Using memmapped files (RAM cache in general), using logs
and write through to disk is not contradicting.

Keeping heavily used data in RAM will speed up everything.

Write changes not immediately to disk would result
in a possible data loss if crashing (power outage...)
(both main data and/or log).

And change logs are useful, for example, when using transactional stuff
instead of single statements (ie. multiple actions that have to be executed
either completely or nothing): If there is a crash while a transacion is running,
there would be inconsistend data on disk after rebooting
(only parts of the transaction done).
With the change log, the half transaction can be undone again.
edit: As one insert/update... doesn´t map directly to a disk block,
that cannot be solved with caching/writing certain disk blocks.

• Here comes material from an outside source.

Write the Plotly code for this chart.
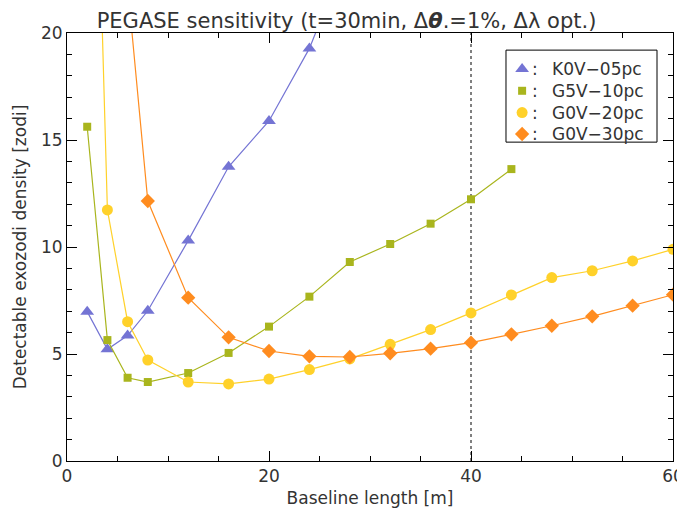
import plotly.graph_objects as go

# ---- data ----
k0v_x = [2, 4, 6, 8, 12, 16, 20, 24, 28]
k0v_y = [6.98, 5.22, 5.86, 7.02, 10.3, 13.75, 15.89, 19.28, 24.0]

g5v_x = [2, 4, 6, 8, 12, 16, 20, 24, 28, 32, 36, 40, 44]
g5v_y = [15.62, 5.65, 3.89, 3.69, 4.11, 5.05, 6.28, 7.68, 9.3, 10.14, 11.09, 12.23, 13.64]

g0v20_x = [2, 4, 6, 8, 12, 16, 20, 24, 28, 32, 36, 40, 44, 48, 52, 56, 60]
g0v20_y = [45.0, 11.73, 6.51, 4.72, 3.69, 3.6, 3.83, 4.27, 4.77, 5.45, 6.14, 6.92, 7.76, 8.57, 8.89, 9.35, 9.89]

g0v30_x = [6, 8, 12, 16, 20, 24, 28, 32, 36, 40, 44, 48, 52, 56, 60]
g0v30_y = [22.2, 12.15, 7.63, 5.78, 5.14, 4.89, 4.86, 5.03, 5.25, 5.53, 5.92, 6.32, 6.76, 7.26, 7.77]

series_names = ["K0V\u221205pc", "G5V\u221210pc", "G0V\u221220pc", "G0V\u221230pc"]
reference_baseline = 40

FONT = "DejaVu Sans"
TXT = "#333333"

series = [
    (k0v_x, k0v_y, "#7474d4", "triangle-up", 12),
    (g5v_x, g5v_y, "#a9b51d", "square", 8),
    (g0v20_x, g0v20_y, "#ffd12a", "circle", 11),
    (g0v30_x, g0v30_y, "#ff8c1f", "diamond", 11),
]

fig = go.Figure()
for (xs, ys, col, sym, sz), name in zip(series, series_names):
    fig.add_trace(go.Scatter(
        x=xs, y=ys, mode="lines+markers", showlegend=False, name=name,
        line=dict(color=col, width=1.2),
        marker=dict(color=col, symbol=sym, size=sz, line=dict(width=0)),
    ))

fig.add_shape(type="line", xref="x", yref="paper",
              x0=reference_baseline, x1=reference_baseline, y0=0, y1=1,
              line=dict(color="black", width=1, dash="dot"), layer="below")

# ---- hand-drawn legend box (layout, in plot-area fractions) ----
leg_x0, leg_x1, leg_y0, leg_y1 = 0.7244, 0.9736, 0.745, 0.960
leg_marker_x = 0.751
leg_colon_x = 0.772
leg_text_x = 0.797
leg_rows = [0.916, 0.865, 0.814, 0.764]

fig.add_shape(type="rect", xref="paper", yref="paper",
              x0=leg_x0, x1=leg_x1, y0=leg_y0, y1=leg_y1,
              line=dict(color="black", width=1), fillcolor="white", layer="below")

for (xs, ys, col, sym, sz), name, ry in zip(series, series_names, leg_rows):
    fig.add_trace(go.Scatter(
        x=[leg_marker_x], y=[ry], xaxis="x2", yaxis="y2", mode="markers",
        showlegend=False, hoverinfo="skip",
        marker=dict(color=col, symbol=sym, size=sz, line=dict(width=0)),
    ))
    fig.add_annotation(x=leg_colon_x, y=ry, xref="paper", yref="paper", text=":",
                       showarrow=False, xanchor="center", yanchor="middle",
                       font=dict(family=FONT, size=17, color=TXT))
    fig.add_annotation(x=leg_text_x, y=ry, xref="paper", yref="paper", text=name,
                       showarrow=False, xanchor="left", yanchor="middle",
                       font=dict(family=FONT, size=17, color=TXT))

axis_common = dict(
    showgrid=False, zeroline=False, showline=True, linecolor="black", linewidth=1,
    mirror="allticks", ticks="inside", ticklen=10, tickcolor="black", tickwidth=1,
    tickfont=dict(family=FONT, size=17, color=TXT), automargin=False,
)

fig.update_layout(
    xaxis=dict(range=[0, 60], dtick=20, tick0=0,
               minor=dict(dtick=5, ticks="inside", ticklen=5, tickcolor="black"),
               title=dict(text="Baseline length [m]", font=dict(family=FONT, size=17, color=TXT), standoff=6),
               **axis_common),
    yaxis=dict(range=[0, 20], dtick=5, tick0=0,
               minor=dict(dtick=1, ticks="inside", ticklen=5, tickcolor="black"),
               title=dict(text="Detectable exozodi density [zodi]", font=dict(family=FONT, size=17, color=TXT), standoff=10),
               **axis_common),
    xaxis2=dict(range=[0, 1], overlaying="x", visible=False, fixedrange=True),
    yaxis2=dict(range=[0, 1], overlaying="y", visible=False, fixedrange=True),
)

# page body has an 8px margin; size the figure so it fits the 685x522 window
fig.update_layout(
    width=677, height=506,
    margin=dict(l=59, r=12, t=25, b=53),
    paper_bgcolor="white", plot_bgcolor="white",
    showlegend=False,
    title=dict(text="PEGASE sensitivity (t=30min, \u0394<b><i>\u03b8</i></b>.=1%, \u0394\u03bb opt.)",
               x=0.5, xanchor="center", xref="container", y=0.975, yanchor="middle", yref="container",
               font=dict(family=FONT, size=21, color=TXT)),
    font=dict(family=FONT),
)

fig.write_html("out.html")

edit @ comment: No. As i said, db actions doesn´t map to disk blocks.
Lets say there three values in a table: v1,v2,v3.
v1 and v2 are in HDD block b1, v3 in block b2.

What the user want now: First, change v1 to 100
and then add 123 to v2 and v3 in a transaction,
ie. either add to both or none.
Change of v1 and v2 work smoothly, then power outage.

Theoretically, v2 would need a "rollback" to the old value.
How would you do this with a journaling FS only?
You will probably have the old and new content of disk block b1.
The new content has v2 changed already: Bad.
If you use the old content, you would undo the change of v1 too. Bad.
You could take v1 from the new block and v2 from the old, yes.
But how do you know that, what to take from which block without a DB log?

edit2: It would be nice if you could let the original question unchanged in your comment.
It was something like "if a journaling FS doesn´t deprecate a DB log".